Japanner in Arnhem
Mike Havenaar is een Japanner vermomd als Nederlander die Vitesse aan doelpunten moet helpen. Zijn debuut tegen NEC (0-1 nederlaag) was geen succes.
Een paar deuren verderop scanderen de NEC-spelers: ‘Waar is dat feestje? Hier is dat feestje!’ Havenaar schudt nog maar eens z’n hoofd. Kijkt naar beneden en gaat op een stoeltje zitten.
Een legertje Japanse verslaggevers staat op Havenaar te wachten. De spits zal hen even later beleefd te woord staan, al is het maar omdat het woord ‘nee’ in het Japans niet bestaat. Zijn handen op de rug, het hoofd opnieuw gebogen, alsof hij zich ervoor schaamt dat hij niet met Vitesse heeft gewonnen. ‘Een rotgevoel’, mompelt hij opnieuw in een paar microfoons. En dat is wel zo’n beetje wat hij over zijn debuut te vertellen heeft.

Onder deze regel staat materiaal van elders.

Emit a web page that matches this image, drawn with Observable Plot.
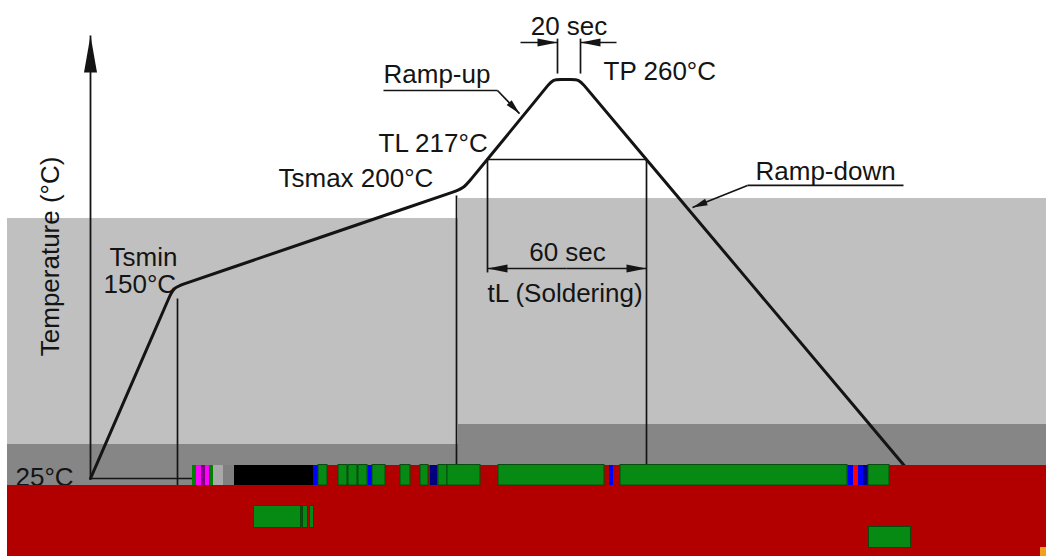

’t Bestaat echt, een Japanner van 1.94
Begin jaren tachtig hadden Surinamers de bijnaam Bounty verzonnen voor landgenoten die bijna volledig vernederlandst waren: zwart van buiten, wit van binnen. Voor Mike Havenaar geldt in zekere zin het omgekeerde. Hij ziet er uit als Nederlander, zijn naam is Nederlands, zijn vader en moeder zijn Nederlands en hij praat een klein beetje Nederlands. Maar daarmee houdt verder elke link met ons land op. Havenaar is zo Japans als sushi.
Vandaar ook de bescheiden, haast ingetogen manier waarop Havenaar over zijn debuut vertelt, weet zijn trainer John van den Brom. ‘Hij zegt er eigenlijk mee: ‘Wie ben ik, dat jullie zoveel interesse in mij tonen?’ Mike is heel verlegen. Dat is zijn Japanse inborst.’

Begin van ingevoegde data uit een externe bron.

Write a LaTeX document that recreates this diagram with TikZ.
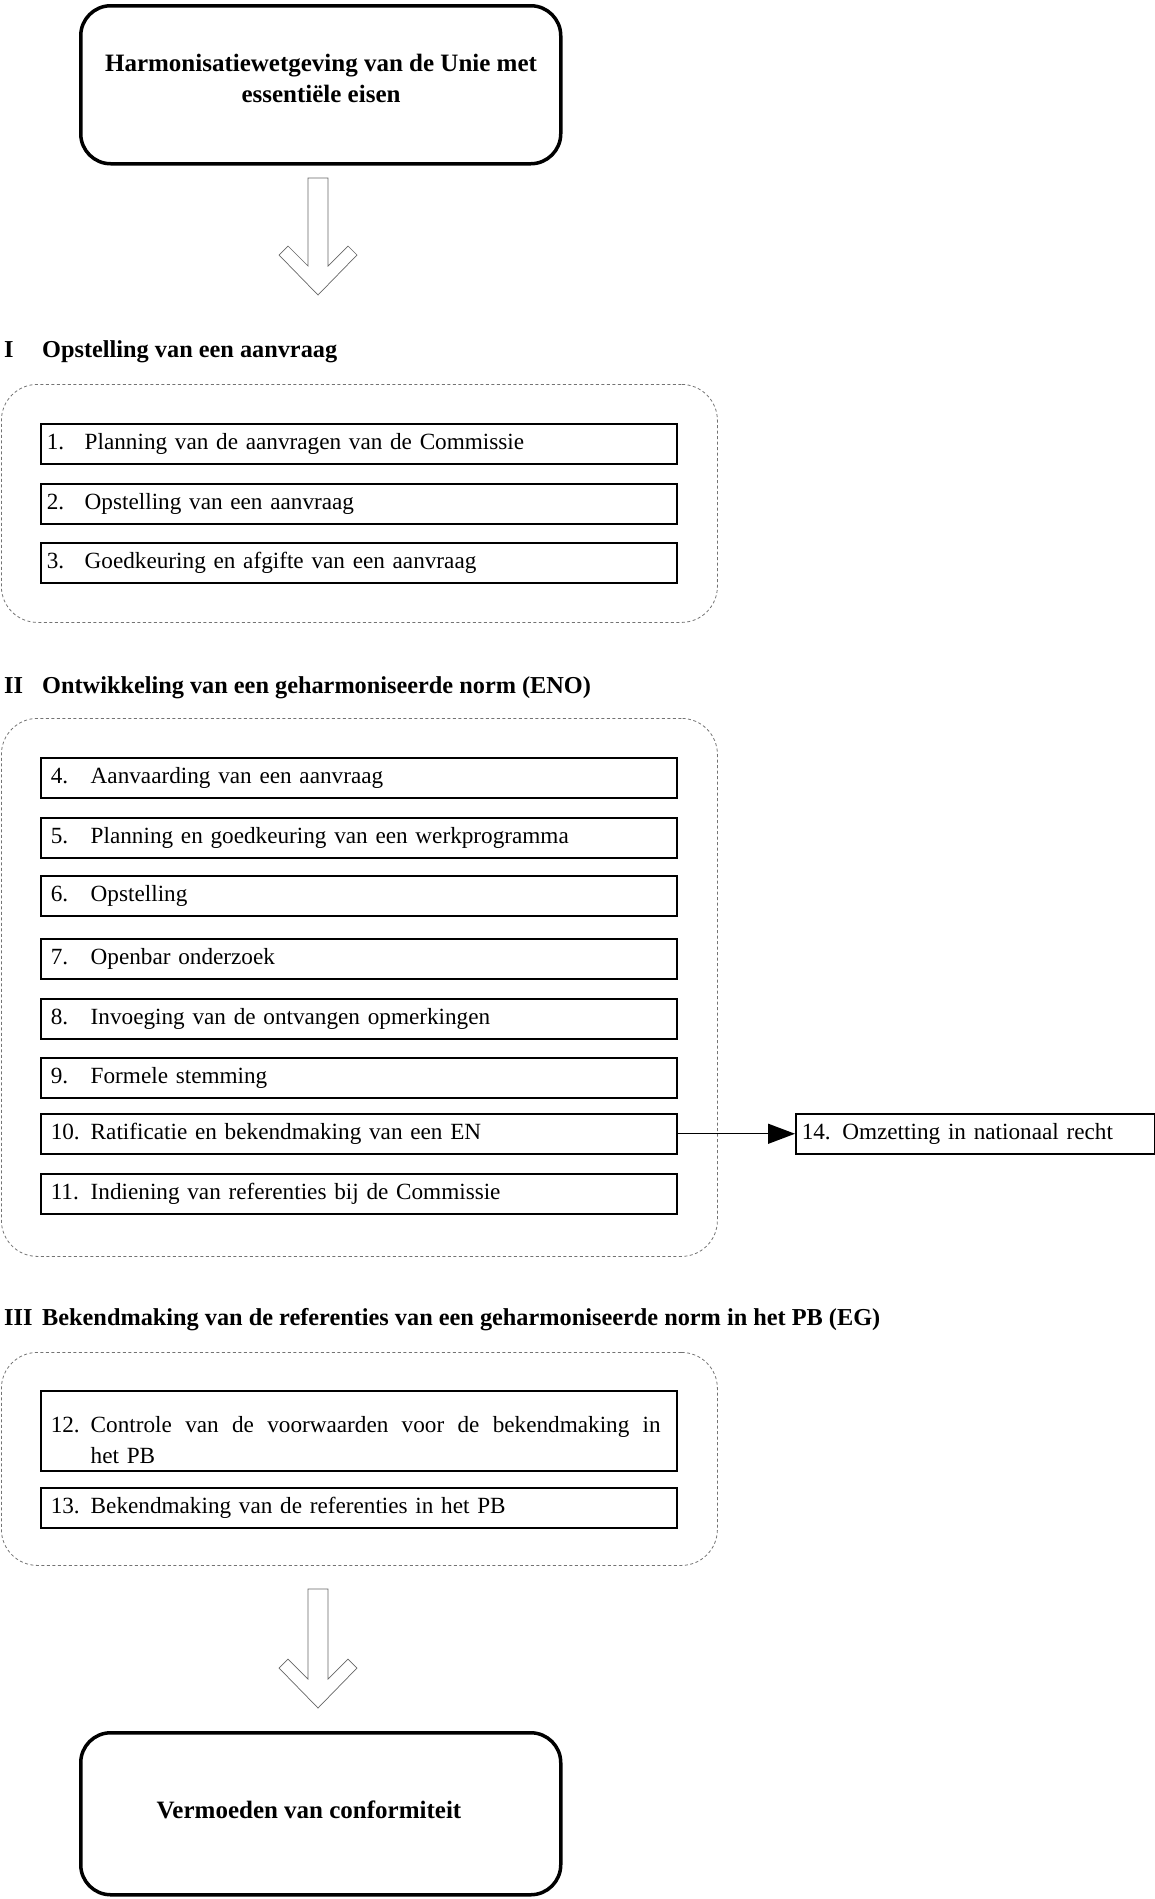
\documentclass[tikz,border=0pt]{standalone}
\usepackage{fontspec}
\setmainfont{Liberation Serif}
\usetikzlibrary{arrows.meta}
\tikzset{
  x=1pt, y=-1pt,
  txt/.style={font=\fontsize{23.2}{31}\selectfont, inner sep=0pt},
  boldtxt/.style={inner sep=0pt, font=\fontsize{25}{31}\selectfont\bfseries},
  heading/.style={inner sep=0pt, font=\fontsize{24.3}{31}\selectfont\bfseries, anchor=base west},
  bigbox/.style={draw, line width=3.5pt, rounded corners=30pt, anchor=north west,
    minimum width=480pt, inner sep=0pt},
  container/.style={draw=black!55, dash pattern=on 3pt off 2.5pt, line width=0.8pt,
    rounded corners=36pt, anchor=north west, minimum width=716pt, inner sep=0pt},
  itembox/.style={draw, line width=1.5pt, anchor=north west, txt, text width=636pt,
    align=left, minimum height=40pt},
  hollowarrow/.style={draw=black!60, line width=0.7pt, line join=miter},
  link/.style={line width=1.4pt, -{Triangle[length=27pt,width=20pt]}},
}
\newcommand{\numA}[1]{\hspace*{6pt}\makebox[38pt][l]{#1}}
\newcommand{\numB}[1]{\hspace*{10pt}\makebox[40pt][l]{#1}}
\begin{document}
\begin{tikzpicture}
\useasboundingbox (0,0) rectangle (1155,1899);

% top box
\node[bigbox, minimum height=158pt] (top) at (79,4) {};
\node[boldtxt, align=center] (toptxt) at (321,78)
  {Harmonisatiewetgeving van de Unie met\\essentiële eisen};

% hollow arrow 1
\coordinate (t1) at (318,295);
\draw[hollowarrow, shift={(t1)}] (0,0) -- (39,-40) -- (30,-49) -- (10,-29) -- (10,-117)
  -- (-10,-117) -- (-10,-29) -- (-30,-49) -- (-39,-40) -- cycle;

% section I
\node[heading] (h1n) at (4,357) {I};
\node[heading] (h1) at (42,357) {Opstelling van een aanvraag};
\node[container, minimum height=238pt] (c1) at (1,384) {};
\node[itembox] (b1) at (40,423) {\numA{1.}Planning van de aanvragen van de Commissie};
\node[itembox] (b2) at (40,483) {\numA{2.}Opstelling van een aanvraag};
\node[itembox] (b3) at (40,542) {\numA{3.}Goedkeuring en afgifte van een aanvraag};

% section II
\node[heading] (h2n) at (4,693) {II};
\node[heading] (h2) at (42,693) {Ontwikkeling van een geharmoniseerde norm (ENO)};
\node[container, minimum height=538pt] (c2) at (1,718) {};
\node[itembox] (b4) at (40,757) {\numB{4.}Aanvaarding van een aanvraag};
\node[itembox] (b5) at (40,817) {\numB{5.}Planning en goedkeuring van een werkprogramma};
\node[itembox] (b6) at (40,875) {\numB{6.}Opstelling};
\node[itembox] (b7) at (40,938) {\numB{7.}Openbar onderzoek};
\node[itembox] (b8) at (40,998) {\numB{8.}Invoeging van de ontvangen opmerkingen};
\node[itembox] (b9) at (40,1057) {\numB{9.}Formele stemming};
\node[itembox] (b10) at (40,1113) {\numB{10.}Ratificatie en bekendmaking van een EN};
\node[itembox] (b11) at (40,1173) {\numB{11.}Indiening van referenties bij de Commissie};
\node[itembox, text width=359pt] (b14) at (795,1113) {\hspace*{6pt}14. Omzetting in nationaal recht};
\draw[link] (b10.east) -- (b14.west);

% section III
\node[heading] (h3n) at (4,1325) {III};
\node[heading] (h3) at (42,1325) {Bekendmaking van de referenties van een geharmoniseerde norm in het PB (EG)};
\node[container, minimum height=213pt] (c3) at (1,1352) {};
\node[itembox, minimum height=80pt] (b12) at (40,1390)
  {\rule{0pt}{35pt}\numB{12.}\makebox[570pt][l]{Controle\hfill van\hfill de\hfill voorwaarden\hfill voor\hfill de\hfill bekendmaking\hfill in}\\
   \hspace*{50pt}het PB};
\node[itembox] (b13) at (40,1487) {\numB{13.}Bekendmaking van de referenties in het PB};

% hollow arrow 2
\coordinate (t2) at (318,1708);
\draw[hollowarrow, shift={(t2)}] (0,0) -- (39,-40) -- (30,-49) -- (10,-29) -- (10,-119)
  -- (-10,-119) -- (-10,-29) -- (-30,-49) -- (-39,-40) -- cycle;

% bottom box
\node[bigbox, minimum height=162pt] (bot) at (79,1731) {};
\node[boldtxt] (bottxt) at (309,1810) {Vermoeden van conformiteit};
\end{tikzpicture}
\end{document}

Net als vorig seizoen tastte Vitesse in de winterstop diep in de buidel om zich te verzekeren van doelpunten. Een jaar geleden versterkte de club zich voor 4 miljoen euro met Wilfried Bony, nu kwamen de spitsen Jonathan Reis en Mike Havenaar naar Arnhem. Omdat de Ivoriaan in de Africa Cup speelt, was voor de twee nieuwelingen de weg vrij om tegen NEC hun debuut te maken.

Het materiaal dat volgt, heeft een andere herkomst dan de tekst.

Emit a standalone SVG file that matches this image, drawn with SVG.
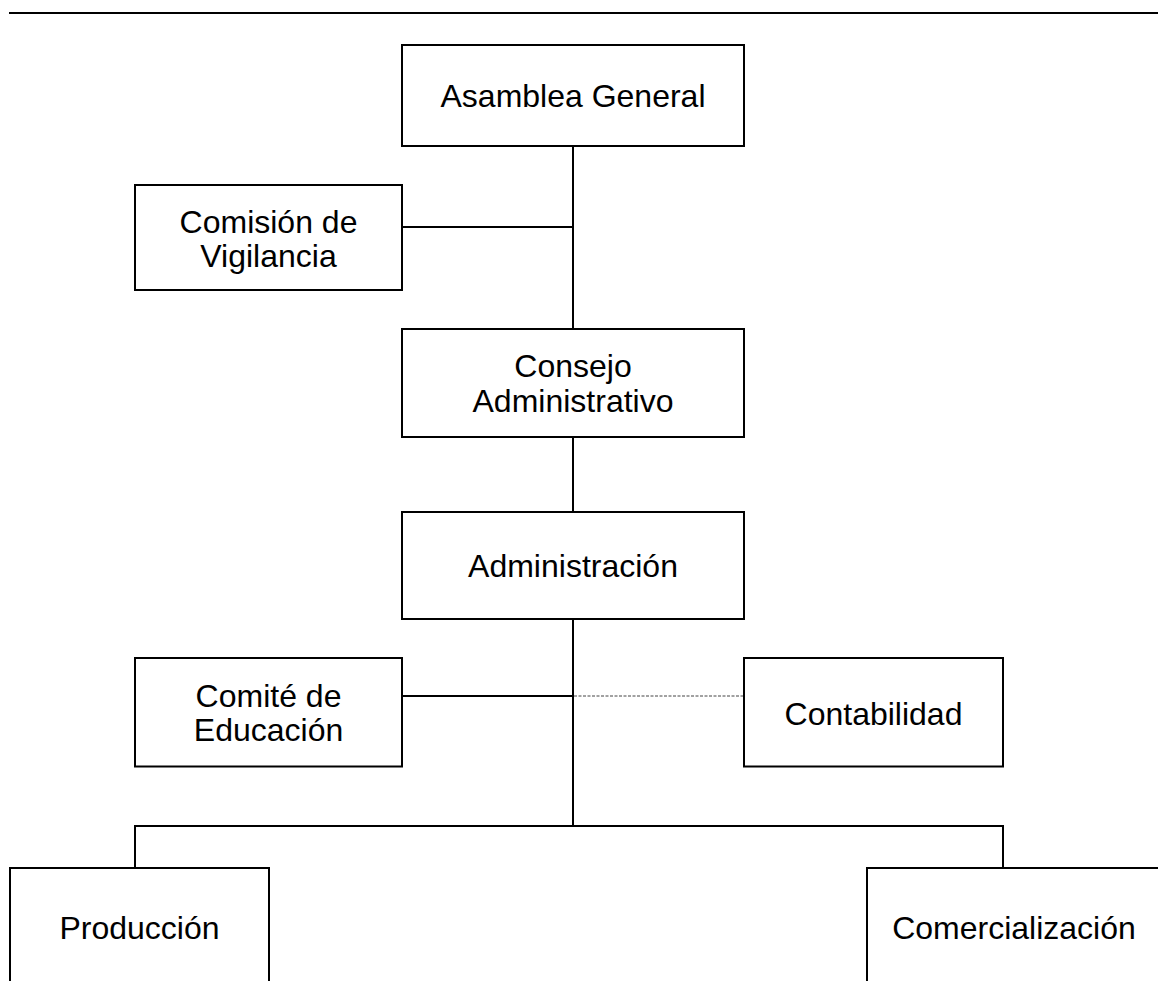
<svg xmlns="http://www.w3.org/2000/svg" width="1158" height="981" viewBox="0 0 1158 981">
<style>
.box{fill:#fff;stroke:#000;stroke-width:2}
.ln{stroke:#000;stroke-width:2;fill:none}
.dash{stroke:#444;stroke-width:1;stroke-dasharray:3 1.5;fill:none}
.t{font-family:"Liberation Sans",Arial,sans-serif;font-size:32px;fill:#000;text-anchor:middle}
</style>
<rect width="1158" height="981" fill="#fff"/>
<line class="ln" x1="9" y1="13" x2="1158" y2="13"/>
<g id="connectors">
<line class="ln" x1="573" y1="146" x2="573" y2="329"/>
<line class="ln" x1="402" y1="227" x2="573" y2="227"/>
<line class="ln" x1="573" y1="437" x2="573" y2="512"/>
<line class="ln" x1="573" y1="619" x2="573" y2="826"/>
<line class="ln" x1="402" y1="696" x2="573" y2="696"/>
<line class="dash" x1="574" y1="696" x2="744" y2="696"/>
<polyline class="ln" points="135,868 135,826 1003,826 1003,868"/>
</g>
<g id="asamblea">
<rect class="box" x="402" y="45" width="342" height="101"/>
<text class="t" x="573" y="107">Asamblea General</text>
</g>
<g id="comision">
<rect class="box" x="135" y="185" width="267" height="105"/>
<text class="t" x="268.5" y="233">Comisión de</text>
<text class="t" x="268.5" y="267">Vigilancia</text>
</g>
<g id="consejo">
<rect class="box" x="402" y="329" width="342" height="108"/>
<text class="t" x="573" y="377">Consejo</text>
<text class="t" x="573" y="411.5">Administrativo</text>
</g>
<g id="administracion">
<rect class="box" x="402" y="512" width="342" height="107"/>
<text class="t" x="573" y="577">Administración</text>
</g>
<g id="comite">
<rect class="box" x="135" y="658" width="267" height="108.5"/>
<text class="t" x="268.5" y="706.5">Comité de</text>
<text class="t" x="268.5" y="741">Educación</text>
</g>
<g id="contabilidad">
<rect class="box" x="744" y="658" width="259" height="108.5"/>
<text class="t" x="873.5" y="724.5">Contabilidad</text>
</g>
<g id="produccion">
<rect class="box" x="10" y="868" width="259" height="140"/>
<text class="t" x="139.5" y="939">Producción</text>
</g>
<g id="comercializacion">
<rect class="box" x="867" y="868" width="300" height="140"/>
<text class="t" x="1014" y="939">Comercialización</text>
</g>
</svg>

Havenaar kwam over van de Japanse club Ventforet Kofu. Precies op tijd werd zijn werkvergunning nog in orde gemaakt. Maar omdat het seizoen in Japan was afgelopen en de 1.94 meter lange spits vakantie vierde, had hij nog niet genoeg conditie voor een hele wedstrijd. Hij kwam pas in de 72e minuut in het veld voor Nicky Hofs.
De Nederlandse Japanner maakte vooral indruk in de luchtduels met Bram Nuytinck. ‘Maar ik moet nog fit worden. Ik ben nog niet goed genoeg’, vond Havenaar. ‘Mike moet nog wennen’, had ook Van den Brom gezien. ‘Aan hoe we met elkaar omgaan, aan hoe we hier spelen. Andersom ook trouwens. We hebben hem vandaag gebruikt als stormram. Dat is niet de bedoeling. Hij kan veel meer.’
Hiroshima
Havenaar werd geboren in 1987 in Hiroshima. Zijn vader is oud-doelman Dido Havenaar, een pionier die als een van de eerste Nederlandse voetballers naar Japan vertrok en daar bleef wonen. Hij is er nu trainer. Zijn zoon Mike heeft een Japans paspoort en kwam al vijf keer uit voor het nationale elftal.
In Japan is Havenaar een beroemdheid. Gewoon over straat gaan is er voor hem niet bij, iedereen wil met hem op de foto. ‘Wat dat betreft komt hij in Arnhem in een walhalla terecht. Iedereen laat hem hier met rust’, glimlacht Van den Brom.
Verdediger Frank van der Struijk leerde zijn nieuwe ploeggenoot tijdens het trainingskamp op Cyprus beter kennen. ‘Al trok hij het meeste op met Michihiro Yasuda, omdat Mike het liefste Japans praat. Hij zegt ook: ‘Japan is mijn land.’ Ik denk wel dat hij nog brutaler moet worden. Als je ziet hoeveel spitsen wij hebben, dan zal hij zich nadrukkelijk moeten laten gelden om ertussen te komen.’
Volgens Van den Brom is dat vooral een kwestie van tijd. ‘Als jij drie weken naar Japan gaat, dan kijk je in de eerste week je ogen uit. In de tweede week wordt alles al normaler en in week drie ben je helemaal gewend. Zo is het met Mike ook. We moeten gewoon een beetje geduld met hem hebben.’